## START

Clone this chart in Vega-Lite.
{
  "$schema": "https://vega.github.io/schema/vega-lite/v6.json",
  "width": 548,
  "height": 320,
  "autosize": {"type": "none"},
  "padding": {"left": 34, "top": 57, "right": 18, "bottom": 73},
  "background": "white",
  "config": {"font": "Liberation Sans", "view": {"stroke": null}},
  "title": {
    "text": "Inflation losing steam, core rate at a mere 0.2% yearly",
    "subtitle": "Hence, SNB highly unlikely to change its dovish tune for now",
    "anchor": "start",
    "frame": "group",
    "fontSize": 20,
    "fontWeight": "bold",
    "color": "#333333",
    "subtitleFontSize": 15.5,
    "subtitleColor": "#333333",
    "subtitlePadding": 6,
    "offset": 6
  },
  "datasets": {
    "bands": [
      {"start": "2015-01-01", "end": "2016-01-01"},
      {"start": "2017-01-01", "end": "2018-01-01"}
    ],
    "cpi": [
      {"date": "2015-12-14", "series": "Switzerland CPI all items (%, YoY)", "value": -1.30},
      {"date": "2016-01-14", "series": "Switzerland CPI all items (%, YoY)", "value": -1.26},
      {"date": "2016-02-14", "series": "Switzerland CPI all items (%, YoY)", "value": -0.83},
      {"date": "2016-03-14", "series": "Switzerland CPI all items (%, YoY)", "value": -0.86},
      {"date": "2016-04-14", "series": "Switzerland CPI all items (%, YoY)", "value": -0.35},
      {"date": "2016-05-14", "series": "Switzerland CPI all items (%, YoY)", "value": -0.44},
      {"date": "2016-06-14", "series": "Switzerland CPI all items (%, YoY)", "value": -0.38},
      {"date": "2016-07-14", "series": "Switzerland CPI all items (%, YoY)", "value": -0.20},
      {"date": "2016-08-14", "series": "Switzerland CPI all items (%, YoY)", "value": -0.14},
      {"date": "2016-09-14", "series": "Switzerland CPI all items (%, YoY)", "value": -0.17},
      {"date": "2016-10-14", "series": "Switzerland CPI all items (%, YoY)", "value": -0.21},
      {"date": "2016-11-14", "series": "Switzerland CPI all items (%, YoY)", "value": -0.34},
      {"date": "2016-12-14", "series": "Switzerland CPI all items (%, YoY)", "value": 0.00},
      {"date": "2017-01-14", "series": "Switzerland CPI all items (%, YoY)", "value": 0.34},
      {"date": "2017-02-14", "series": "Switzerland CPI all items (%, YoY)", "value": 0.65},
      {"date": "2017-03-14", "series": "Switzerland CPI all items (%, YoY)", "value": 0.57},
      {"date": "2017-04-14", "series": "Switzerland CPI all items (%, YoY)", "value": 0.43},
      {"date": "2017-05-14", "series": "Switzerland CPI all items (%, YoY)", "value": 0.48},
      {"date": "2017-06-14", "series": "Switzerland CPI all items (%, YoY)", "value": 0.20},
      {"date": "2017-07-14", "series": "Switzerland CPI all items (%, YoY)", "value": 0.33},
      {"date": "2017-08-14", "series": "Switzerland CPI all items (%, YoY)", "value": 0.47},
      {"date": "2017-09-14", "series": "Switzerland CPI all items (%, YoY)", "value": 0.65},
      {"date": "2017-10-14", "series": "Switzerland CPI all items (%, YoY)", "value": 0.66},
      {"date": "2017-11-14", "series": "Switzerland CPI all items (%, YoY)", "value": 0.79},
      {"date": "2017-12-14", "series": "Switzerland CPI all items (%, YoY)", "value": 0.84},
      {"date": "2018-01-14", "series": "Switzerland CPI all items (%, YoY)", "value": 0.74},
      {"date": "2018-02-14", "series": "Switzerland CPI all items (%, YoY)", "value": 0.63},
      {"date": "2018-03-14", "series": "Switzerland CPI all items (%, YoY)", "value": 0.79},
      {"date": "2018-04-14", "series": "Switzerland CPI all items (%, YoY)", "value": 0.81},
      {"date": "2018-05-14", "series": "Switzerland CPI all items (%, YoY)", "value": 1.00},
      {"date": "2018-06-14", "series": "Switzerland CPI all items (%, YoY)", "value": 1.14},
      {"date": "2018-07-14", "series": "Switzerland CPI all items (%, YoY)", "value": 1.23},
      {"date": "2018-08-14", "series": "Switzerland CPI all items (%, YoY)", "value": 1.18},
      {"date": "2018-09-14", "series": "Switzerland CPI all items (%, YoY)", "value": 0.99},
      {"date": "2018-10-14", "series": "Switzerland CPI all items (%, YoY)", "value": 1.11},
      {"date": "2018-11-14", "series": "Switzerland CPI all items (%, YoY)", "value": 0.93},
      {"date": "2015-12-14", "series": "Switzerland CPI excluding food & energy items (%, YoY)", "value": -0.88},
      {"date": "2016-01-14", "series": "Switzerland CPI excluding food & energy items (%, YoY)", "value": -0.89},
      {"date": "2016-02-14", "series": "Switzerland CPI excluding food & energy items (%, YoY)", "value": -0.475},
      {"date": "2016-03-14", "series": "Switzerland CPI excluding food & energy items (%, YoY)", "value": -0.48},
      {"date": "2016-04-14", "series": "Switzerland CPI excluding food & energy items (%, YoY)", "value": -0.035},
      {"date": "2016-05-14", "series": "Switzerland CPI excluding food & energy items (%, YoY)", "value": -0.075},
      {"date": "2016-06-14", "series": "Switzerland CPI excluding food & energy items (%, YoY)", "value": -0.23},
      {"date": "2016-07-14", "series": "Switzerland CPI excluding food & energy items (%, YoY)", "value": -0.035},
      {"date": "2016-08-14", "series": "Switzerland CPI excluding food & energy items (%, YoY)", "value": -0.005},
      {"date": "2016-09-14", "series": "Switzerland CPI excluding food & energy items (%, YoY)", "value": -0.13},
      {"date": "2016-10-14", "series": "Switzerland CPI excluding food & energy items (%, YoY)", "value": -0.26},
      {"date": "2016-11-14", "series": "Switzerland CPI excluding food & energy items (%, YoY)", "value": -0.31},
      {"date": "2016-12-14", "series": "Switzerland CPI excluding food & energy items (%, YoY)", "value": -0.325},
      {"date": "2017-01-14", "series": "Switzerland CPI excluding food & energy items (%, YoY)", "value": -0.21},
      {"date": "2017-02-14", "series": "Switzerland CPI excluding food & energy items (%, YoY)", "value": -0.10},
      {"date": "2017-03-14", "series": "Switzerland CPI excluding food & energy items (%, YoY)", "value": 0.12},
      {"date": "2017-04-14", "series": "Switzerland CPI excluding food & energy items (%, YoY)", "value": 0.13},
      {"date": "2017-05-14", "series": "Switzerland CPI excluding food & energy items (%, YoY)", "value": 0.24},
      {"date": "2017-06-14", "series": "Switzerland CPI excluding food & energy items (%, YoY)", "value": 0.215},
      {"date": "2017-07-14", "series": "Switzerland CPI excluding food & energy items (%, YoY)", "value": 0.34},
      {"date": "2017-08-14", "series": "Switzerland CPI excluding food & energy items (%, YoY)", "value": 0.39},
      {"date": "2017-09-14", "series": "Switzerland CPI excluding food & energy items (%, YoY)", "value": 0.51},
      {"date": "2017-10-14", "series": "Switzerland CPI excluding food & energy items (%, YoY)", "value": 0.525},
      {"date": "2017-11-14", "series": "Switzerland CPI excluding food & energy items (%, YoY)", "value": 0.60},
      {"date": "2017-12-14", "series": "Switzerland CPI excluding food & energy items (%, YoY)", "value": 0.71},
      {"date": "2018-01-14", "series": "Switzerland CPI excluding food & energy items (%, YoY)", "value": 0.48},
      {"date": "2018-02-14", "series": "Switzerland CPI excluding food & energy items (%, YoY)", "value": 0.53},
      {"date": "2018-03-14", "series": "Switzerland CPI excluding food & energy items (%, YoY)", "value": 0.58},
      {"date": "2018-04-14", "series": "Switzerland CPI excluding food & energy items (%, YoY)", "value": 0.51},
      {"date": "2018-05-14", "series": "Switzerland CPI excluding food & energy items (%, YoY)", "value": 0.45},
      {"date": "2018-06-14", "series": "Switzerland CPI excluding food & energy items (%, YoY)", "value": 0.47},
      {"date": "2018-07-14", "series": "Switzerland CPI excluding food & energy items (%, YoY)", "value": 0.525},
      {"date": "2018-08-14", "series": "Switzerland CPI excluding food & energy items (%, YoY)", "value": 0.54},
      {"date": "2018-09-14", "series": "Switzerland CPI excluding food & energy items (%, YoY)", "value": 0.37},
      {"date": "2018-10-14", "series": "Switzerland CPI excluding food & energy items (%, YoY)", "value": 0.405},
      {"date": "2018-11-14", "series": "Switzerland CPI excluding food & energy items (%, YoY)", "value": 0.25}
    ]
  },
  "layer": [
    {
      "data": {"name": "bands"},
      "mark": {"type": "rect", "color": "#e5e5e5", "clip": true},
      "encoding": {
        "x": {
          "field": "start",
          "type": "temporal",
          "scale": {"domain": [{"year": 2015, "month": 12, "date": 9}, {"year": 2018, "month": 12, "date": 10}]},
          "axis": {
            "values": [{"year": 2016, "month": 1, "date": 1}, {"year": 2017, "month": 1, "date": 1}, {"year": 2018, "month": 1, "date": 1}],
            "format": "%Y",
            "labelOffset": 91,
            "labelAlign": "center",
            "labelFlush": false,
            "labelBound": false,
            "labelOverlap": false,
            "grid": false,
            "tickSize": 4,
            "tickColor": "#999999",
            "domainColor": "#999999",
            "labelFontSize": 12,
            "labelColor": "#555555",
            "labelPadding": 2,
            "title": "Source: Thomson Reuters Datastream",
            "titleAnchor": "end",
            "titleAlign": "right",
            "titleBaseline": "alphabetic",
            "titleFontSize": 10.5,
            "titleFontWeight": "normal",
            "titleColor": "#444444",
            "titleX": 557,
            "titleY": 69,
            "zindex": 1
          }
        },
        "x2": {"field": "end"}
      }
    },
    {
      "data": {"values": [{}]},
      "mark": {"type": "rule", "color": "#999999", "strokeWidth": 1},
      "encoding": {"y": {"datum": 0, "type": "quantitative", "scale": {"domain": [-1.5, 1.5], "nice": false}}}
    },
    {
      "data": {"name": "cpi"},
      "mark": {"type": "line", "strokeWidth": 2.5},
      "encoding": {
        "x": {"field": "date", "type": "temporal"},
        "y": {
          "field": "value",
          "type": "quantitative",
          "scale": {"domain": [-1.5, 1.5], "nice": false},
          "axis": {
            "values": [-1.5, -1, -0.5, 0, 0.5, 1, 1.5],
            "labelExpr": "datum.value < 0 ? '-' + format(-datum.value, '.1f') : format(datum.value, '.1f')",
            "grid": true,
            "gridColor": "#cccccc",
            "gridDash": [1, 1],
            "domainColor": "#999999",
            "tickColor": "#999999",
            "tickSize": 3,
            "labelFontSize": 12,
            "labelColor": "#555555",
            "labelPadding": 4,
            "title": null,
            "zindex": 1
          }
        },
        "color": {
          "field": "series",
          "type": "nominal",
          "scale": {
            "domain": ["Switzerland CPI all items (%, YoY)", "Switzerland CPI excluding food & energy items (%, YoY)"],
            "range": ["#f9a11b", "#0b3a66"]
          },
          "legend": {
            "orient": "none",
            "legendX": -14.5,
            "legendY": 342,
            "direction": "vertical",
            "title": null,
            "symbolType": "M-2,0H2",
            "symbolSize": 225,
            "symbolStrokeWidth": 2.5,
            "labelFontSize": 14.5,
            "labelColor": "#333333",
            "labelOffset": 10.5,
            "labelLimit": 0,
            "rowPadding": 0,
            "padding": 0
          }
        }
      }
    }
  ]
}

## END
## START

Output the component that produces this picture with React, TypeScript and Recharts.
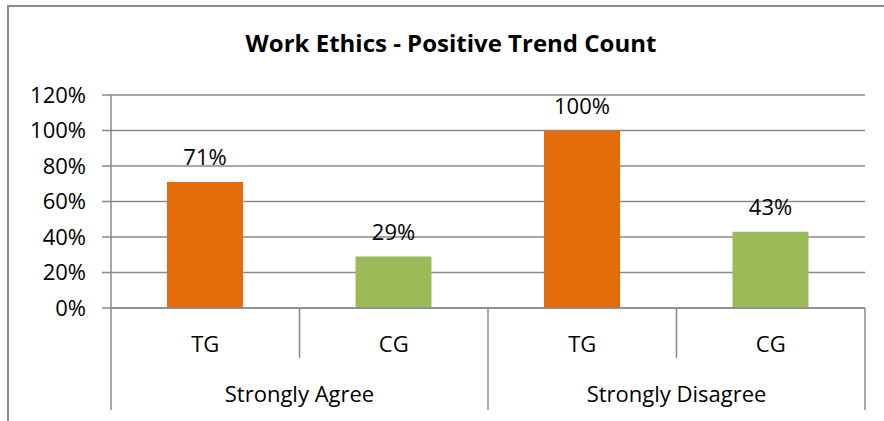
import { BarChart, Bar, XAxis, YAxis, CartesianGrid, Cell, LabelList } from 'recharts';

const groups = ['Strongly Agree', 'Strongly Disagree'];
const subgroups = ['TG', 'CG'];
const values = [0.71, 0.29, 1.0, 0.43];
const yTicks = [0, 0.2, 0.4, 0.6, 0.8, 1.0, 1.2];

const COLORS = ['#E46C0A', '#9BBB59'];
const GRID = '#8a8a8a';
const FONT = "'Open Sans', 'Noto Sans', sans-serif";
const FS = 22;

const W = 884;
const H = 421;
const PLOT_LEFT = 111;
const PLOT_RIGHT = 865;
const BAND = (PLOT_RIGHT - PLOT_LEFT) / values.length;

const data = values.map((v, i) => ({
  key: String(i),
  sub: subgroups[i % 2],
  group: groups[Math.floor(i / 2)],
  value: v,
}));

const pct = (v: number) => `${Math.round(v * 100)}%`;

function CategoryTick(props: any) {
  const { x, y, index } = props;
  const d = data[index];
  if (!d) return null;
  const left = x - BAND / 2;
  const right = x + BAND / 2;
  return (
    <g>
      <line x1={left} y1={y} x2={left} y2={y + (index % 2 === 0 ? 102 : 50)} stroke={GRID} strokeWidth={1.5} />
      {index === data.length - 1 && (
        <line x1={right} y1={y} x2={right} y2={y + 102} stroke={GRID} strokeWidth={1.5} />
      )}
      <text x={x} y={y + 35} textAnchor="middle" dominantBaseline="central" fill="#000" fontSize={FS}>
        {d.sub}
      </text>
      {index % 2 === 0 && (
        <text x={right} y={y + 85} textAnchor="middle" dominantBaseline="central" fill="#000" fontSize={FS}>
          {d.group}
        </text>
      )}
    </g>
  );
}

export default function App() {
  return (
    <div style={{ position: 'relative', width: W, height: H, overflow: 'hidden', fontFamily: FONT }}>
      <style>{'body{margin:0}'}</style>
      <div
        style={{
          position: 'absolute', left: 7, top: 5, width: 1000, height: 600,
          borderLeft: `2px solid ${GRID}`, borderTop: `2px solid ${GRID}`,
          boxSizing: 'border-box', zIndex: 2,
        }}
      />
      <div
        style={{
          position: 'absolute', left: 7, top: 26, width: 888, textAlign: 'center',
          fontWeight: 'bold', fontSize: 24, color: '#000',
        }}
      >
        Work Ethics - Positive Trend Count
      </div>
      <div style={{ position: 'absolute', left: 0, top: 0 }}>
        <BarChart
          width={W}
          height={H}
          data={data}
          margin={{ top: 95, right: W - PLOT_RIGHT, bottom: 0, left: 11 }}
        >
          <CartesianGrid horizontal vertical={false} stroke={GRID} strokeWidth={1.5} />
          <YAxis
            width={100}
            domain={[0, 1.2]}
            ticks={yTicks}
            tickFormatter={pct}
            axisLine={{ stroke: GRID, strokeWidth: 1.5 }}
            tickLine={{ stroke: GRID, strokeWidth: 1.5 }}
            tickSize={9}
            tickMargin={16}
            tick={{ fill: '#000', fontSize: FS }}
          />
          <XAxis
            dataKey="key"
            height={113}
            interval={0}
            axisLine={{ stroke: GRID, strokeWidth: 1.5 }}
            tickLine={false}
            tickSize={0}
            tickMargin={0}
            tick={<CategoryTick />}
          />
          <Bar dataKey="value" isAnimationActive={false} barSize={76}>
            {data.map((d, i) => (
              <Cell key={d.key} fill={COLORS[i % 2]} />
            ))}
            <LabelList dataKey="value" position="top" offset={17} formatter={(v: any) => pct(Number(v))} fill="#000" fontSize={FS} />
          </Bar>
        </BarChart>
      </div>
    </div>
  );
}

## END

**TASK INSTRUCTIONS**.
Go back to the lines above and output, exactly as they stand, the ones from the line containing "Output the component" to the line containing "const FS = 22;". Leave all pictures behind.

**SOLUTION BELOW**.
Output the component that produces this picture with React, TypeScript and Recharts.
import { BarChart, Bar, XAxis, YAxis, CartesianGrid, Cell, LabelList } from 'recharts';

const groups = ['Strongly Agree', 'Strongly Disagree'];
const subgroups = ['TG', 'CG'];
const values = [0.71, 0.29, 1.0, 0.43];
const yTicks = [0, 0.2, 0.4, 0.6, 0.8, 1.0, 1.2];

const COLORS = ['#E46C0A', '#9BBB59'];
const GRID = '#8a8a8a';
const FONT = "'Open Sans', 'Noto Sans', sans-serif";
const FS = 22;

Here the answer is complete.